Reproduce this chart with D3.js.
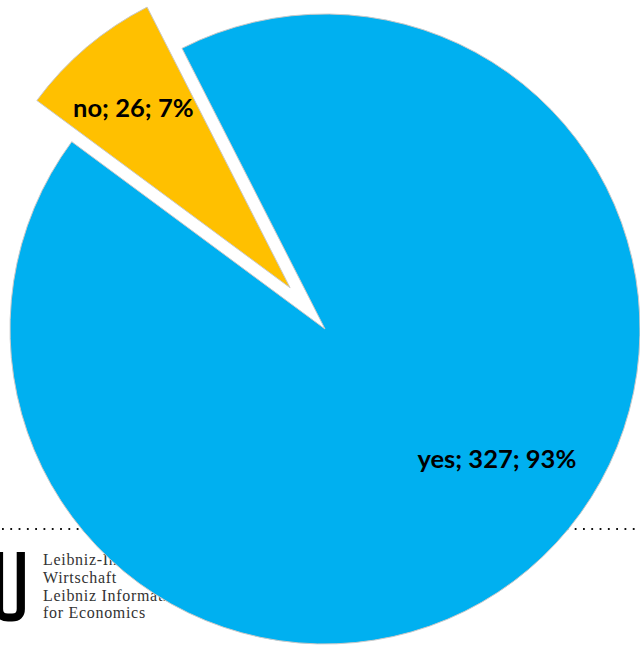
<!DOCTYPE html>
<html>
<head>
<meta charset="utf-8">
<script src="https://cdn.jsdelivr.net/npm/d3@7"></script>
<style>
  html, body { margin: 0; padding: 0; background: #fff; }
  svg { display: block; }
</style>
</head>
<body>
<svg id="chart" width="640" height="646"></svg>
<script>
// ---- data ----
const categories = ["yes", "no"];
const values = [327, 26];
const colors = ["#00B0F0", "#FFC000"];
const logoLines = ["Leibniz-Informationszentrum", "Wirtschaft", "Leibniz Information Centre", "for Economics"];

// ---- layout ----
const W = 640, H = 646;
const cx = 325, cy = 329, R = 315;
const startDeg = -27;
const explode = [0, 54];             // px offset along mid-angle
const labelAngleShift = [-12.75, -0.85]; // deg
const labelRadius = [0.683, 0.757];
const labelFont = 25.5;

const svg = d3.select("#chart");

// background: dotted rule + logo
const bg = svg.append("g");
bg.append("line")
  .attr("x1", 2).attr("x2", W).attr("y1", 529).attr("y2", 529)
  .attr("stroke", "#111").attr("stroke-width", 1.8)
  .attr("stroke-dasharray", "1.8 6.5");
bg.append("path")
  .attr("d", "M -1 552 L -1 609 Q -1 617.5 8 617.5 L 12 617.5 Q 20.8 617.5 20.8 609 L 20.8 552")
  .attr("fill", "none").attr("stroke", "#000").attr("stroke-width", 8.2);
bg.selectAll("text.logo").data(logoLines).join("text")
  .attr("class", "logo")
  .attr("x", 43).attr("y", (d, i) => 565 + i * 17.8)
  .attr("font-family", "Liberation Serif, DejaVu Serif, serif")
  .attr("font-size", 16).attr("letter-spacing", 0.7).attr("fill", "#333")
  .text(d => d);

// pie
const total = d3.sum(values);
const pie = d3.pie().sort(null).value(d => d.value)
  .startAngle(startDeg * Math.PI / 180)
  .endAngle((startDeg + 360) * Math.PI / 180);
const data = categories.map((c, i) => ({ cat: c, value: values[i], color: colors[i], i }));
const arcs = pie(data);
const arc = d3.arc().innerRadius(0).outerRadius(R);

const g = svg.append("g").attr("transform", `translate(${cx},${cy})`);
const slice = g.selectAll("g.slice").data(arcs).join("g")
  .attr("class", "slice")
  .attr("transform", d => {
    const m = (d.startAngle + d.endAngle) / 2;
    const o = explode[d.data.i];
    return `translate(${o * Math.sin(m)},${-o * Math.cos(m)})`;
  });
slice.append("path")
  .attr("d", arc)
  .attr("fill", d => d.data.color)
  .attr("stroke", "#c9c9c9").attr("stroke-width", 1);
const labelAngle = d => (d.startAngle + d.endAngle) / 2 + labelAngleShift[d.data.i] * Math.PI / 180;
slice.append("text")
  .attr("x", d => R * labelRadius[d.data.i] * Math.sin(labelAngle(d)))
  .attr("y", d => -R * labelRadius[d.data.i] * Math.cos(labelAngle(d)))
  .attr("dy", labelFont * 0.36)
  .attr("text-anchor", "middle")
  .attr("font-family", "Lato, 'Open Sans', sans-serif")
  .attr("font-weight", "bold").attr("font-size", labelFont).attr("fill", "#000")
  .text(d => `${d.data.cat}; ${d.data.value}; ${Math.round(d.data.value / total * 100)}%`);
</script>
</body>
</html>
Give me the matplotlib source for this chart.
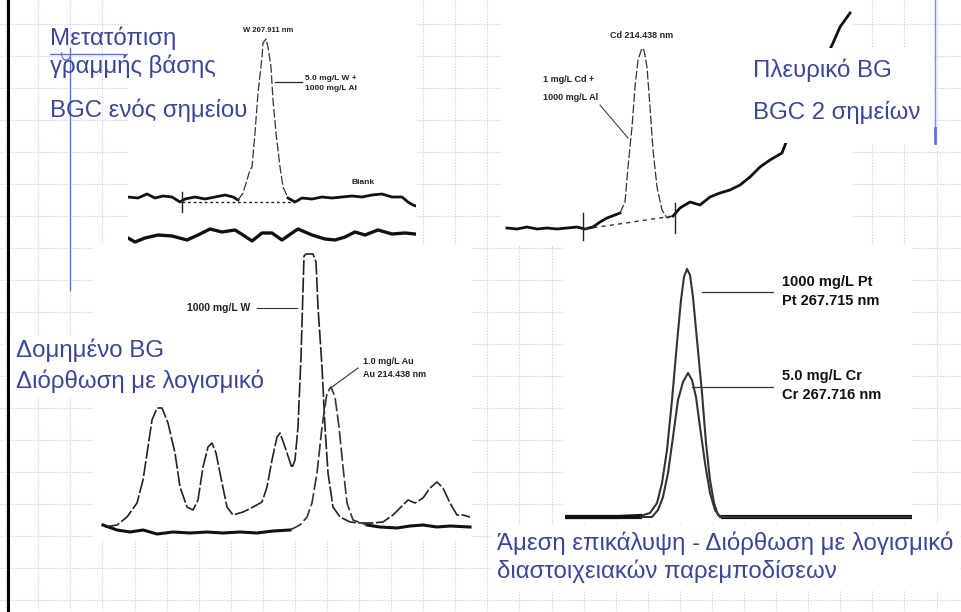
□ □ □ □
» **DO THIS**
Repeat the records word for word. Any picture in them should be left out.

» **WRITTEN ANSWER**
Reproduce this chart with D3.js.
<!DOCTYPE html>
<html>
<head>
<meta charset="utf-8">
<script src="https://cdn.jsdelivr.net/npm/d3@7"></script>
<style>
  html, body { margin: 0; padding: 0; background: #fff; }
  svg { display: block; }
</style>
</head>
<body>
<svg id="chart" width="640" height="646"></svg>
<script>
// ---- data ----
const categories = ["yes", "no"];
const values = [327, 26];
const colors = ["#00B0F0", "#FFC000"];
const logoLines = ["Leibniz-Informationszentrum", "Wirtschaft", "Leibniz Information Centre", "for Economics"];

// ---- layout ----
const W = 640, H = 646;
const cx = 325, cy = 329, R = 315;
const startDeg = -27;
const explode = [0, 54];             // px offset along mid-angle
const labelAngleShift = [-12.75, -0.85]; // deg
const labelRadius = [0.683, 0.757];
const labelFont = 25.5;

const svg = d3.select("#chart");

// background: dotted rule + logo
const bg = svg.append("g");
bg.append("line")
  .attr("x1", 2).attr("x2", W).attr("y1", 529).attr("y2", 529)
  .attr("stroke", "#111").attr("stroke-width", 1.8)
  .attr("stroke-dasharray", "1.8 6.5");
bg.append("path")
  .attr("d", "M -1 552 L -1 609 Q -1 617.5 8 617.5 L 12 617.5 Q 20.8 617.5 20.8 609 L 20.8 552")
  .attr("fill", "none").attr("stroke", "#000").attr("stroke-width", 8.2);
bg.selectAll("text.logo").data(logoLines).join("text")
  .attr("class", "logo")
  .attr("x", 43).attr("y", (d, i) => 565 + i * 17.8)
  .attr("font-family", "Liberation Serif, DejaVu Serif, serif")
  .attr("font-size", 16).attr("letter-spacing", 0.7).attr("fill", "#333")
  .text(d => d);

// pie
const total = d3.sum(values);
const pie = d3.pie().sort(null).value(d => d.value)
  .startAngle(startDeg * Math.PI / 180)
  .endAngle((startDeg + 360) * Math.PI / 180);
const data = categories.map((c, i) => ({ cat: c, value: values[i], color: colors[i], i }));
const arcs = pie(data);
const arc = d3.arc().innerRadius(0).outerRadius(R);

const g = svg.append("g").attr("transform", `translate(${cx},${cy})`);
const slice = g.selectAll("g.slice").data(arcs).join("g")
  .attr("class", "slice")
  .attr("transform", d => {
    const m = (d.startAngle + d.endAngle) / 2;
    const o = explode[d.data.i];
    return `translate(${o * Math.sin(m)},${-o * Math.cos(m)})`;
  });
slice.append("path")
  .attr("d", arc)
  .attr("fill", d => d.data.color)
  .attr("stroke", "#c9c9c9").attr("stroke-width", 1);
const labelAngle = d => (d.startAngle + d.endAngle) / 2 + labelAngleShift[d.data.i] * Math.PI / 180;
slice.append("text")
  .attr("x", d => R * labelRadius[d.data.i] * Math.sin(labelAngle(d)))
  .attr("y", d => -R * labelRadius[d.data.i] * Math.cos(labelAngle(d)))
  .attr("dy", labelFont * 0.36)
  .attr("text-anchor", "middle")
  .attr("font-family", "Lato, 'Open Sans', sans-serif")
  .attr("font-weight", "bold").attr("font-size", labelFont).attr("fill", "#000")
  .text(d => `${d.data.cat}; ${d.data.value}; ${Math.round(d.data.value / total * 100)}%`);
</script>
</body>
</html>
Give me the matplotlib source for this chart.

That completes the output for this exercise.